The behaviour of matter in different states depends critically on two factors – the forces between particles and the spaces between them.

• In solids, strong interparticle forces and minimal spaces between particles result in rigid structures.
• Liquids have moderate interparticle forces and slightly larger spaces, allowing them to flow while maintaining volume.
• Gases feature negligible interparticle forces and maximum spaces between particles, leading to their expansive nature.

• The amount of space between particles also varies and these differences in interparticle spacing explain why we can compress gases but not solids or liquids.

The word “particle” has different meanings in different contexts. In air pollution, Suspended Particulate Matter (SPM) refers to visible dust particles in air, which are much larger than the extremely tiny particles that make up matter. Even dust particles are made up of atoms and molecules-the true constituent particles of matter.

Movement of Particles

• Particles are always in motion in all three states of matter-solid, liquid and gas.
• The speed and freedom of particle movement depends on their arrangement and energy.
  • In solids, particles vibrate in fixed positions.
  • In liquids, particles can slide past one another and enable flow.
  • In gases, particles move freely at high speeds in all directions.
• Temperature directly affects the motion of particles. At higher temperatures, particles gain more energy and move faster.
• For example, potassium permanganate dissolves faster in hot water than in cold because particles of water move faster at higher temperatures.

States of Matter and their Particle Nature

To understand the states of matter, we must first know how its paticles behave.
• In each state-solid, liquid, or gas the particles differ in arrangement, movement, and attractive forces. These differences decide the state in which matter appears.
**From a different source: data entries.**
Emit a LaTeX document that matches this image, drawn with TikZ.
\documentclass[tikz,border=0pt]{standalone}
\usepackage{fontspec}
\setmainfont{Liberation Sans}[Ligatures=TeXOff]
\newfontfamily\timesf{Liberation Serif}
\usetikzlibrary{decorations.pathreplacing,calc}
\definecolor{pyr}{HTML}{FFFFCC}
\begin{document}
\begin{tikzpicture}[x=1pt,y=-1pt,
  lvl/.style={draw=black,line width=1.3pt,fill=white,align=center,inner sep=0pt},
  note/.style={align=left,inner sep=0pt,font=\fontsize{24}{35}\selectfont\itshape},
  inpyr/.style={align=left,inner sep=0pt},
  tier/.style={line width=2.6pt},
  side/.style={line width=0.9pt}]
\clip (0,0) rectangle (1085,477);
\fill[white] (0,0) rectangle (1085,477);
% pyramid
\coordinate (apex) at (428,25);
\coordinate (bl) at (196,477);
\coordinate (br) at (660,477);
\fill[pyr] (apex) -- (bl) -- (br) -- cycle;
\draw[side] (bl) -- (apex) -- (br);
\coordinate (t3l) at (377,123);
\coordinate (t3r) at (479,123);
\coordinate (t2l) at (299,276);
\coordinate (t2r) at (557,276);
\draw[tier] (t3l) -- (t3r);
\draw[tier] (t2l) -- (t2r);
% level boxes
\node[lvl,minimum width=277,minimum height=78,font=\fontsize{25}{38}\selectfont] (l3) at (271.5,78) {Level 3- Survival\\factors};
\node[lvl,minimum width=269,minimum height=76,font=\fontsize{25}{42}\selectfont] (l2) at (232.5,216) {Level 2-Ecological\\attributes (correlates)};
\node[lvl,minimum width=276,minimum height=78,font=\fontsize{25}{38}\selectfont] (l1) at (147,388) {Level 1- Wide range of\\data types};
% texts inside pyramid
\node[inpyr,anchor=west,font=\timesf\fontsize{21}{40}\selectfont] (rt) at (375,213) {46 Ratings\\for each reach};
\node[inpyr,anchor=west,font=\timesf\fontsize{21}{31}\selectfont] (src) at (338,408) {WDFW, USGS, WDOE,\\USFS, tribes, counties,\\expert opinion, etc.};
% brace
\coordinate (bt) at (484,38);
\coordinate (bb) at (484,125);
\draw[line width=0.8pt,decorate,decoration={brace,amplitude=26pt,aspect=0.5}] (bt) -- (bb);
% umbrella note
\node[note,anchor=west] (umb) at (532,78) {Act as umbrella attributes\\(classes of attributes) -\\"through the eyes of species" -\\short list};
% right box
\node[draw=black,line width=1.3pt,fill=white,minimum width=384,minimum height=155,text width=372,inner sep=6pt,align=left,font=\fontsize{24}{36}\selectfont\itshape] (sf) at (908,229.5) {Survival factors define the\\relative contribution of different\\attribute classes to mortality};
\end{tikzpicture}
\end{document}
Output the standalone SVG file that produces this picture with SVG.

Applications of Particle Behaviour in Daily Life

The particulate nature of matter plays a crucial role in many everyday processes. For example,

• Air can fill a balloon because the gas particles are free to move and exert pressure.
• Sugar dissolves in water because its tiny particles fit into the spaces between water particles.
• Soap removes oil stains from clothes because its molecules interact with both water and oil and lift the oil from the fabric.
• The spreading of the fragrance of incense stick across a room also proves that gas particles move rapidly and mix with other gases.